Puisque nous tenons André Tardieu, essayons de ne pas le lâcher trop vite, et ouvrons la biographie qui lui a été consacrée par François Monnet en 1993, chez Fayard, sous le titre : Refaire la République - André Tardieu, une dérive autoritaire.

    Aussitôt, un élément attire notre attention. À peine élu député à Belfort en février 1926, André Tardieu reçoit de Georges Clemenceau - dont les "Félicitations" sont reproduites dans Le Républicain de Belfort du 18 février - "la mission de parler au nom de la France". De quelle France ?

    Allons bon : serions-nous victimes d’une hallucination ? Il nous semble pourtant reconnaître ce langage-là… Ne serait-ce pas celui que Churchill n’aura plus guère cessé d’entendre résonner à son oreille, à Londres, après juin 1940 ?

    Faisons un pas de plus, et retrouvons André Tardieu le 4 juin 1928, un peu plus de deux ans après sa précédente élection. Il intervient devant le congrès de la Fédération des syndicats patronaux du bâtiment et des travaux publics de l’Est :
    « Rappelons aux ouvriers qu’il existe un pays où deux ouvriers sur trois ont leur automobile, où les maisons ouvrières, qui ne manquent pas, ont leur ascenseur, leur téléphone, le chauffage central, le bain. » (page 91)
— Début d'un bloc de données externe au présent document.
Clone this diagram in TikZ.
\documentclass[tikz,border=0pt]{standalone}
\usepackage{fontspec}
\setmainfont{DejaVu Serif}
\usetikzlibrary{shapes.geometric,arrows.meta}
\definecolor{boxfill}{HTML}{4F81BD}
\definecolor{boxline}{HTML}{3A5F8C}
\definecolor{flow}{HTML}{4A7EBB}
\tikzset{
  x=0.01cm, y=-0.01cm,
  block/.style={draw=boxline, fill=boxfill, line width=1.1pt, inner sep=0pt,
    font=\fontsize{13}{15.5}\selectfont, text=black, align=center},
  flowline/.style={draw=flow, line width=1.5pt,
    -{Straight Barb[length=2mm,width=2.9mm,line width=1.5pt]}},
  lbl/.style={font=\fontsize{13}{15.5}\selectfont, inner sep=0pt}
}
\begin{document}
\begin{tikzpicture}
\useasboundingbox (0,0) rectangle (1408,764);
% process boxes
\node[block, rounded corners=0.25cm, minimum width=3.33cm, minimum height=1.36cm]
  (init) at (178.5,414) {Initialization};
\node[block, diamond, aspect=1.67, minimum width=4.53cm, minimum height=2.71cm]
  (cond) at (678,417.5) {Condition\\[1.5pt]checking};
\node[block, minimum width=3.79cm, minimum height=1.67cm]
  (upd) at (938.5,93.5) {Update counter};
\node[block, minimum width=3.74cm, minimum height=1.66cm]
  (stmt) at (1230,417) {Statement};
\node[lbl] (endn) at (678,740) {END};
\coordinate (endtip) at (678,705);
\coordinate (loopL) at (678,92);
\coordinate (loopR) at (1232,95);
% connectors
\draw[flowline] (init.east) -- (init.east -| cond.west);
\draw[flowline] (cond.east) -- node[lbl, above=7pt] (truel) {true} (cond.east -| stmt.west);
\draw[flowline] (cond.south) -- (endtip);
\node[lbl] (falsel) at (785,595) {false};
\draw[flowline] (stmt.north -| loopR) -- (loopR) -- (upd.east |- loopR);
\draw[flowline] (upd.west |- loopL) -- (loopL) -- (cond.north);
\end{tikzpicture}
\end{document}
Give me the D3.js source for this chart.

    Nous sommes effectivement en présence d’un promoteur avéré du "rêve américain", et cela juste au moment où, du fait de la crise financière qui s’apprête à éclater, ce rêve partira en quenouille, pour ne se redessiner qu’après - et en raison de - rien moins qu’une seconde guerre mondiale dont il est possible de penser qu’elle lui était bien nécessaire… pour croître et embellir.